In the second model I standardised the RT and worry variables, so to make the likelihood more appropriate:
**Model 2**
RT = data['RT'].values
Worry = data['worry'].values
RTz = (RT - RT.mean())/RT.std()
Worryz = (Worry - Worry.mean())/Worry.std()
mat = pt.dmatrix('0 + ear:type', data=data, return_type='dataframe')
cond_names = mat.columns
slope = np.asarray(mat)
inter = np.asarray(mat)
conds = len(cond_names)
with pm.Model() as mod:
alpha_m = pm.Normal('alpha_m', 0, 1)
alpha_s = pm.HalfNormal('alpha_s', 1)
alpha_t = pm.Normal('alpha_t', 0, 1, shape=conds)
alpha = pm.Deterministic('alpha', alpha_m + alpha_t*alpha_s)
beta_m = pm.Normal('beta_m', 0, 1)
beta_s = pm.HalfNormal('beta_s', 1)
beta_t = pm.Normal('beta_t', 0, 1, shape=conds)
beta = pm.Deterministic('beta', beta_m + beta_t*beta_s)
mu = pm.math.dot(inter, alpha) + pm.math.dot(slope, beta)*Worryz
sigma = pm.HalfNormal('sigma', 1)
y = pm.StudentT('RT', mu=mu, sigma=sigma, nu=6, observed=RTz)
with mod:
trace = pm.sample(1000, tune=1000, chains=4, cores=7, target_accept=0.99)
Curiously, the sampling was harder and with more divergences.
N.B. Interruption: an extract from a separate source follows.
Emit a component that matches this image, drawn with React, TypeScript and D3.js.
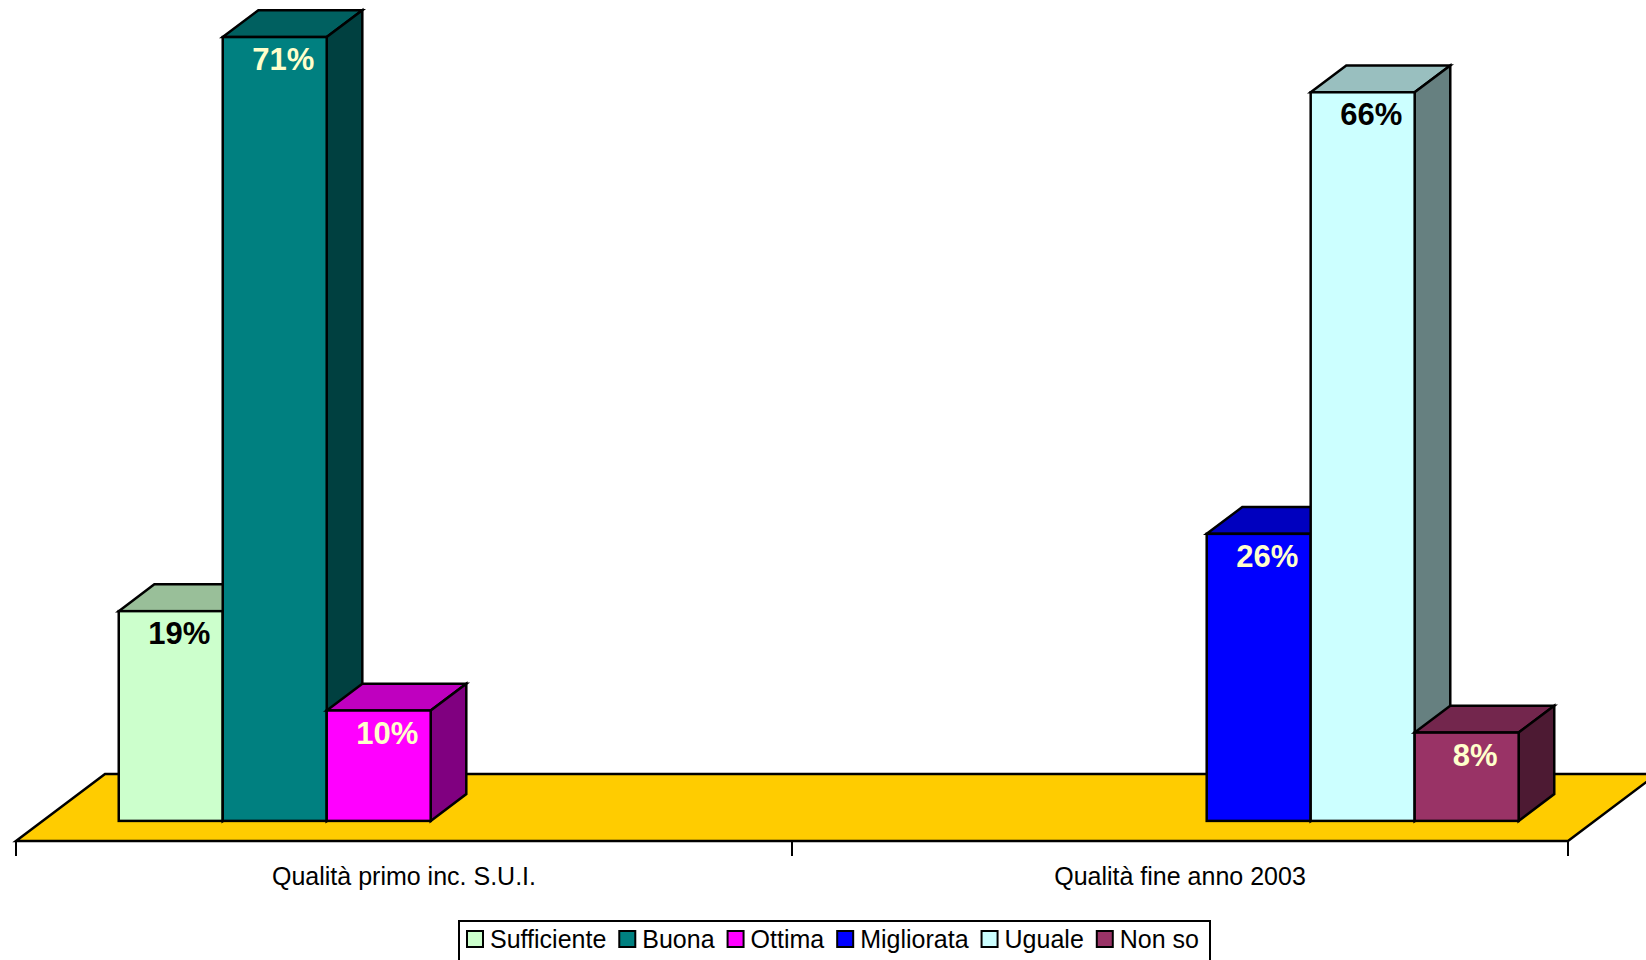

But, after increasing the target_accept, the sampling was all right (R_hats, ESS, etc. check up). Results are somewhat similar as before.
Finally, the third model used a Lognormal likelihood. As this is theoretically more appropriate for RT data.
**Model 3**
RT = data.RT.values
Worry = data.Worry.values
mat = pt.dmatrix('0 + ear:type', data=data, return_type='dataframe')
cond_names = mat.columns
slope = np.asarray(mat)
inter = np.asarray(mat)
conds = len(cond_names)
with pm.Model() as mod:
alpha_m = pm.Normal('alpha_m', 0, 1)
alpha_s = pm.HalfNormal('alpha_s', 1)
alpha_t = pm.Normal('alpha_t', 0, 1, shape=conds)
alpha = pm.Deterministic('alpha', alpha_m + alpha_t*alpha_s)
beta_m = pm.Normal('beta_m', 0, 1)
beta_s = pm.HalfNormal('beta_s', 1)
beta_t = pm.Normal('beta_t', 0, 1, shape=conds)
beta = pm.Deterministic('beta', beta_m + beta_t*beta_s)
mu = pm.math.dot(inter, alpha) + pm.math.dot(slope, beta)*Worry
sigma = pm.HalfNormal('sigma', 10)
y = pm.Lognormal('RT', mu=mu, sigma=sigma, observed=RT)
with mod:
trace = pm.sample(1000, tune=1000, chains=4, cores=7, target_accept=0.99)
This one showed the toughest sampling, the beta posteriors were all nearly equal to one when exponentiated, and intercepts were all around ~300ms. I’m not sure whether this issue was caused becasue I did some transformation or parametrisation wrongly. The output is as follows:
As you can see, each model seems to have some advantages, but also some caveats. My intuition is that the correct model is the one using standarised variables (Model 2), but I’m not sure. I would really appreciate your guidance on how to determine which of these models is the most appropriate. In advance, many thanks for your help. My apologies if I was unclear or omitted relevant information above, I’ll try to improve the question if that’s the case. I’ll be looking forward to your comments.